Downing Street argues that agreement will be reached when the EU finally grasps that the UK is now ‘an independent sovereign state’ like others with which it has trade deals – Canada, for instance. But this ignores several realities, including the intricate and complex links, economic, historic and geographical, which Britain has developed with the rest of Europe. More concretely, it overlooks that the UK is trying unilaterally to leave a single market which Margaret Thatcher, among others, did so much to consolidate precisely because it would enhance UK trade with its European partners, or at least to try and retain its benefits without adhering to its rules. There is a limit, for example, to how far the Brits can complain – to cite another current stumbling block ‘cabotage’ —that Barnier is currently refusing British hauliers the continued freedom to go on picking up and delivering loads inside EU countries (and vice versa). It would actually be more efficient and a good deal less expensive all round, if he conceded it. But Barnier is evidently prepared to pay that price to make the UK realise that to retain that right, she will have to make other concessions on other ‘level playing field’ issues.
Britain’s referendum decision to leave the EU is a done deal. (It wasn’t, as it happens, a decision to leave the internal market, let alone one against a comprehensive post-Brexit trade deal with the EU). Millions voted for Brexit for many reasons, including their highly justified disillusionment with mainstream politicians for failing to address the problems left by de-industrialisation since the 1980s. But Johnson’s own reasons were very different – a belief that becoming the most effective campaigner for a Leave vote was his path to power. He had no record of actually believing in it. In her fine book Twilight of Democracy, Anne Applebaum records London mayor Johnson saying in 2014: ‘Nobody serious wants to leave the EU. Business doesn’t want it. The City doesn’t want it. It won’t happen’. Applebaum doesn’t mention that, closer still to the referendum, Johnson’s sister Rachel told an acquaintance that he would almost certainly campaign for Remain if David Cameron gave him a big enough job. Cameron didn’t; Johnson went for Leave.

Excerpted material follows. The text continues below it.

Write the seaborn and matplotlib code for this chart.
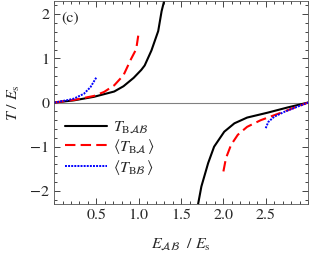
import numpy as np
import pandas as pd
import seaborn as sns
import matplotlib
matplotlib.use("Agg")
from matplotlib import pyplot as plt
from matplotlib.ticker import MultipleLocator, FormatStrFormatter

# black curve T_BAB, two branches either side of the pole
e_bab_lo = [0.0, 0.235, 0.47, 0.71, 0.82, 0.94, 1.03, 1.07, 1.15, 1.23, 1.27, 1.30, 1.33]
t_bab_lo = [0.0, 0.05, 0.13, 0.25, 0.37, 0.56, 0.74, 0.84, 1.18, 1.62, 2.07, 2.30, 2.65]
e_bab_hi = [1.68, 1.70, 1.74, 1.82, 1.89, 2.01, 2.13, 2.28, 2.52, 2.76, 3.0]
t_bab_hi = [-2.65, -2.31, -1.90, -1.37, -1.00, -0.66, -0.47, -0.34, -0.23, -0.11, 0.0]

# red dashed <T_BA>
e_ba_lo = [0.0, 0.235, 0.47, 0.59, 0.71, 0.82, 0.91, 0.97, 1.0]
t_ba_lo = [0.0, 0.06, 0.15, 0.24, 0.39, 0.62, 0.99, 1.21, 1.59]
e_ba_hi = [2.0, 2.03, 2.09, 2.17, 2.28, 2.44, 2.68, 3.0]
t_ba_hi = [-1.56, -1.26, -0.96, -0.73, -0.55, -0.40, -0.23, 0.0]

# blue dotted <T_BB>
e_bb_lo = [0.0, 0.17, 0.235, 0.353, 0.43, 0.49, 0.5]
t_bb_lo = [0.0, 0.06, 0.09, 0.20, 0.35, 0.54, 0.57]
e_bb_hi = [2.5, 2.53, 2.60, 2.72, 3.0]
t_bb_hi = [-0.58, -0.44, -0.32, -0.21, 0.0]

labels = [r'$T_{\mathrm{B}\mathcal{AB}}$',
          r'$\langle T_{\mathrm{B}\mathcal{A}}\,\rangle$',
          r'$\langle T_{\mathrm{B}\mathcal{B}}\,\rangle$']

sns.set_style("ticks")
plt.rcParams['font.family'] = ['STIXGeneral', 'DejaVu Serif']
plt.rcParams['mathtext.fontset'] = 'stix'
plt.rcParams['font.size'] = 11

fig = plt.figure(figsize=(3.09, 2.59), dpi=100)
ax = fig.add_axes([0.175, 0.212, 0.822, 0.784])

ax.axhline(0, color='gray', lw=0.8, zorder=1)

styles = [
    ('black', '-', 1.5, (e_bab_lo, t_bab_lo), (e_bab_hi, t_bab_hi)),
    ('red', (0, (5, 2.5)), 1.5, (e_ba_lo, t_ba_lo), (e_ba_hi, t_ba_hi)),
    ('blue', (0, (1, 0.6)), 1.4, (e_bb_lo, t_bb_lo), (e_bb_hi, t_bb_hi)),
]
for (col, ls, lw, lo, hi), lab in zip(styles, labels):
    sns.lineplot(x=lo[0], y=lo[1], ax=ax, color=col, linestyle=ls, lw=lw,
                 sort=False, label=lab)
    sns.lineplot(x=hi[0], y=hi[1], ax=ax, color=col, linestyle=ls, lw=lw,
                 sort=False)

ax.set_xlim(0, 3.0)
ax.set_ylim(-2.3, 2.3)
ax.set_xticks([0.5, 1.0, 1.5, 2.0, 2.5])
ax.xaxis.set_major_formatter(FormatStrFormatter('%.1f'))
ax.set_yticks([-2, -1, 0, 1, 2])
ax.xaxis.set_minor_locator(MultipleLocator(0.1))
ax.yaxis.set_minor_locator(MultipleLocator(0.2))
ax.tick_params(which='both', direction='in', top=True, right=True, width=0.6)
ax.tick_params(which='major', length=4, labelsize=11.5)
ax.tick_params(which='minor', length=2)
for s in ax.spines.values():
    s.set_linewidth(0.6)
    s.set_color('#555555')

ax.set_xlabel(r'$E_{\mathcal{AB}}\ \ /\ E_{\mathrm{s}}$', fontsize=11.5, labelpad=10)
ax.set_ylabel(r'$T\ /\ E_{\mathrm{s}}$', fontsize=11.5, labelpad=6)
ax.text(0.03, 0.92, '(c)', transform=ax.transAxes, fontsize=11.5, va='center')

ax.legend(loc='lower left', bbox_to_anchor=(0.0, 0.08), frameon=False,
          handlelength=2.6, handletextpad=0.4, labelspacing=0.1, fontsize=11.5,
          borderaxespad=0.3)

fig.savefig("out.png", dpi=100)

For that he is now compelled to pay the costs – including the increasingly likely break-up of the union with Scotland, which didn’t vote for Brexit. Not to mention a scenario in which, according to Menon’s institute, UK in a Changing Europe, Britain’s GDP would shrink by 6.4% over 10 years as a result of the minimal deal Johnson is trying to negotiate compared with to 4.9% for May’s deal and 8.1% for no-deal. While ministers will hope this can be disguised by the impact of Covid-19, Menon estimates that the worst effects will be on those ‘left behind’ areas in which so many voted for Brexit in the first place.

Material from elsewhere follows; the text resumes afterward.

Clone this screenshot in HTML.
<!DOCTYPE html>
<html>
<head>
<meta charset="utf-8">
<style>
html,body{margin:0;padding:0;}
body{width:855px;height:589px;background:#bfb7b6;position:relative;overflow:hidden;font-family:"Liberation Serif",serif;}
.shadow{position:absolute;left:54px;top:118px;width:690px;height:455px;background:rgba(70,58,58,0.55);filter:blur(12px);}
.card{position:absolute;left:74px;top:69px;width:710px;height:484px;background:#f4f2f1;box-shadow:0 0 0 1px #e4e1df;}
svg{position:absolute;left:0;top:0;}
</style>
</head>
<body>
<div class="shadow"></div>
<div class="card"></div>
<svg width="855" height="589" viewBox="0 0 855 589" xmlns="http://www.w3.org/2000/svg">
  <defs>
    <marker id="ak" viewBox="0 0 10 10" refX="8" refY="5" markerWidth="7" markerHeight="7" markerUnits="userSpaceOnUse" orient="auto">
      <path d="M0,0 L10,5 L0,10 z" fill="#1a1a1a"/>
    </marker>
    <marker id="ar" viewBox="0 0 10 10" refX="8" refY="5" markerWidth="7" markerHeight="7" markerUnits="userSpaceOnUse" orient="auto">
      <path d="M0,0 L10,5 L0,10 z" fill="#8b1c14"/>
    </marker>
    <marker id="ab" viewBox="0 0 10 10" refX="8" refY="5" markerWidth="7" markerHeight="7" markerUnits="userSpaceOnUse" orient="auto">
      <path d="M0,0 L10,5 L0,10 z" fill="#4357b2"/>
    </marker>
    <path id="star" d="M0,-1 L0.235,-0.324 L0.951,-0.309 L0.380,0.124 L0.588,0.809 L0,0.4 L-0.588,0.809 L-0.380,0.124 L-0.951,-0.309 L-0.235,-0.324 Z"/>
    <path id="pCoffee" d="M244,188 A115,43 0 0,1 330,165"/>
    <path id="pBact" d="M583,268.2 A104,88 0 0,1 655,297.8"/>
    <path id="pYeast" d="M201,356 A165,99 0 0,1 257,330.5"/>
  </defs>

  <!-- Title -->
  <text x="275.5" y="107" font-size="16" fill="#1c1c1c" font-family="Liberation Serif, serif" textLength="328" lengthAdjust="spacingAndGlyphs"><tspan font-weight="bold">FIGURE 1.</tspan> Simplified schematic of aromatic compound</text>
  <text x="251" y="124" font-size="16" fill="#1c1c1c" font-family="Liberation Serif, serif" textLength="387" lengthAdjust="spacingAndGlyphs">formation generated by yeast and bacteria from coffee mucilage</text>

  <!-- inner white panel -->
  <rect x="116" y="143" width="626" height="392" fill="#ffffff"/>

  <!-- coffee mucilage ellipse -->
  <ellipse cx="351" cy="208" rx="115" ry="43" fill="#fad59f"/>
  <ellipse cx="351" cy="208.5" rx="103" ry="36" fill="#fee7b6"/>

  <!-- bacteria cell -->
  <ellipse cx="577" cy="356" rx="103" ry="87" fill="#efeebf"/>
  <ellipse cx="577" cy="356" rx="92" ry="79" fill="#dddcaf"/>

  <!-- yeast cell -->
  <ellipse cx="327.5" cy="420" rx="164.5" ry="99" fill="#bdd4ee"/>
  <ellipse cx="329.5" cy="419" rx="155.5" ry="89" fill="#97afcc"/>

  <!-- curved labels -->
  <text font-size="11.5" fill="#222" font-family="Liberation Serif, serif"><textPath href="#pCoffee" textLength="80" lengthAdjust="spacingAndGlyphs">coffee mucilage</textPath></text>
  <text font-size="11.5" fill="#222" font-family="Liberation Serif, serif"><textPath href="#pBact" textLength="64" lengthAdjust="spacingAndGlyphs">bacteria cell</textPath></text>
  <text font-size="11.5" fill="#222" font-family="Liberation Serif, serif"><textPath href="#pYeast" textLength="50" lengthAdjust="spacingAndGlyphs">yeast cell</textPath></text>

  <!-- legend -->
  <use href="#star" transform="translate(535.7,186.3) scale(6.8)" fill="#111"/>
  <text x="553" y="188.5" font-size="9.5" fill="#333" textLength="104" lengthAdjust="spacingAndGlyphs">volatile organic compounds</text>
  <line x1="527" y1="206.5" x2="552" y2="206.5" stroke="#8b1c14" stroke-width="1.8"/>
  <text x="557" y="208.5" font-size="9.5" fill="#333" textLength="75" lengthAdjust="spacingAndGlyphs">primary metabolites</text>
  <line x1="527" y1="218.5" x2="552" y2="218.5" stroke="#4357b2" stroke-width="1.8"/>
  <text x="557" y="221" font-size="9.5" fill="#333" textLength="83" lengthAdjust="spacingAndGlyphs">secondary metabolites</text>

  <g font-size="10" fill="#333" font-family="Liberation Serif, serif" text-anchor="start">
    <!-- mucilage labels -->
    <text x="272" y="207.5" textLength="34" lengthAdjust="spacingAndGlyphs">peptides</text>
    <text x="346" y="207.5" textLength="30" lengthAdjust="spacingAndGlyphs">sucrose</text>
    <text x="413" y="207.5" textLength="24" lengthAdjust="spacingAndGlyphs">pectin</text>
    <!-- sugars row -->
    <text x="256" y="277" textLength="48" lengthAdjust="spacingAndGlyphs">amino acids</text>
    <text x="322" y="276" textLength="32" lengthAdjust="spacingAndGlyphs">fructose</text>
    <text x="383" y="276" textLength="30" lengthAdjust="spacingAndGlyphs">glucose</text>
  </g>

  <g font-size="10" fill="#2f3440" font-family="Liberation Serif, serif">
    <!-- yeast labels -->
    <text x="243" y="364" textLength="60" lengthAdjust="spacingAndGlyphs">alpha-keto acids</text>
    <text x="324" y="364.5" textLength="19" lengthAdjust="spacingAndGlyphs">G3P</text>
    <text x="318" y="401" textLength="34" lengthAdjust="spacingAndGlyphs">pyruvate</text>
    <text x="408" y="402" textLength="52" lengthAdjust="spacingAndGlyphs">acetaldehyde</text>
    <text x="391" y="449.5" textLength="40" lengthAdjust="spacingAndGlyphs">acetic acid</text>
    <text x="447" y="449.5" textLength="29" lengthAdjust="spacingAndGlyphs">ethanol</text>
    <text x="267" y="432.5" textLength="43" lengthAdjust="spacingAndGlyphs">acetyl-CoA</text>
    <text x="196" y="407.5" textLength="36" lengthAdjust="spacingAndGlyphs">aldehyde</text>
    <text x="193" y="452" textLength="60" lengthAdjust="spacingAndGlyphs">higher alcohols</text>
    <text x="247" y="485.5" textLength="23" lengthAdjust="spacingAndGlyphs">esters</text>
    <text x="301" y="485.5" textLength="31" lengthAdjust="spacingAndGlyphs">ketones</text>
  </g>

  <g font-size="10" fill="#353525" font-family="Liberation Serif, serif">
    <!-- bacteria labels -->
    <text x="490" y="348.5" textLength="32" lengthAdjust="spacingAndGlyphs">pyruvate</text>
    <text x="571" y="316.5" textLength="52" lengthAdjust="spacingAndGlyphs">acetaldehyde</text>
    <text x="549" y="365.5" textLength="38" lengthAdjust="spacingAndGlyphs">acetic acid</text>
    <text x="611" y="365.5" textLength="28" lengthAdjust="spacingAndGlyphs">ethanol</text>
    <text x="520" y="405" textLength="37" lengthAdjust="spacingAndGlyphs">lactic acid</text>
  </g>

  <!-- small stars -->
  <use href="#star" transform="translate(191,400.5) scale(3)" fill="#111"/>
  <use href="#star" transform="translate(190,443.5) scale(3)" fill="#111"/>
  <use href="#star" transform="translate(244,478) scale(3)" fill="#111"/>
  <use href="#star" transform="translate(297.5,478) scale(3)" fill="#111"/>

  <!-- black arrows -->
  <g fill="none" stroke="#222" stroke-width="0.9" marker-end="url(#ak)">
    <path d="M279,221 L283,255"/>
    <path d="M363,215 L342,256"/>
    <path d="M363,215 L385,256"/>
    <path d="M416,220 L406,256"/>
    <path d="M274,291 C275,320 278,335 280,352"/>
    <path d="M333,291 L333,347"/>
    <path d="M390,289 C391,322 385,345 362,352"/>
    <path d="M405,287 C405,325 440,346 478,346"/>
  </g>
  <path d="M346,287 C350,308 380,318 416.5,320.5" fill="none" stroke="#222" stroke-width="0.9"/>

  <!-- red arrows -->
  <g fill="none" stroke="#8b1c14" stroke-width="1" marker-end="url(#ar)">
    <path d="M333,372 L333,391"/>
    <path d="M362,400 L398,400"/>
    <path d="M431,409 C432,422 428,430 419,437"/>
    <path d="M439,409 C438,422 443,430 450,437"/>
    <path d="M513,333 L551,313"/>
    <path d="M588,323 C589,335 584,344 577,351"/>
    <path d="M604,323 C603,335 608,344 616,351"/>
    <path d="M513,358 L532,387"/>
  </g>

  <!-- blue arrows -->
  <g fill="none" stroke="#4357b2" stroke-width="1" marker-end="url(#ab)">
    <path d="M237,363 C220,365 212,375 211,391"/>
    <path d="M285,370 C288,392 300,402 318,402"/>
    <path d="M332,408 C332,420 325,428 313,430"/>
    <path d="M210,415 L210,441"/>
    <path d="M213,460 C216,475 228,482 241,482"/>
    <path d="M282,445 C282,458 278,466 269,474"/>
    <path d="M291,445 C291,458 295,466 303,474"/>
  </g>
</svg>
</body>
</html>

Faced with the alternatives economic catastrophe or slow burn decline, Johnson may become increasingly boxed in. He chose this course. The EU didn’t – though it still holds many of the cards. The only way he can begin to offset this risk is to start making real concessions in the talks with Brussels. On his Lucretius-reading sojourn he can hardly have missed probably the poet’s most famous line: ‘Nil posse creari de nilo.’ Nothing – or, if you prefer, no-deal – comes of nothing.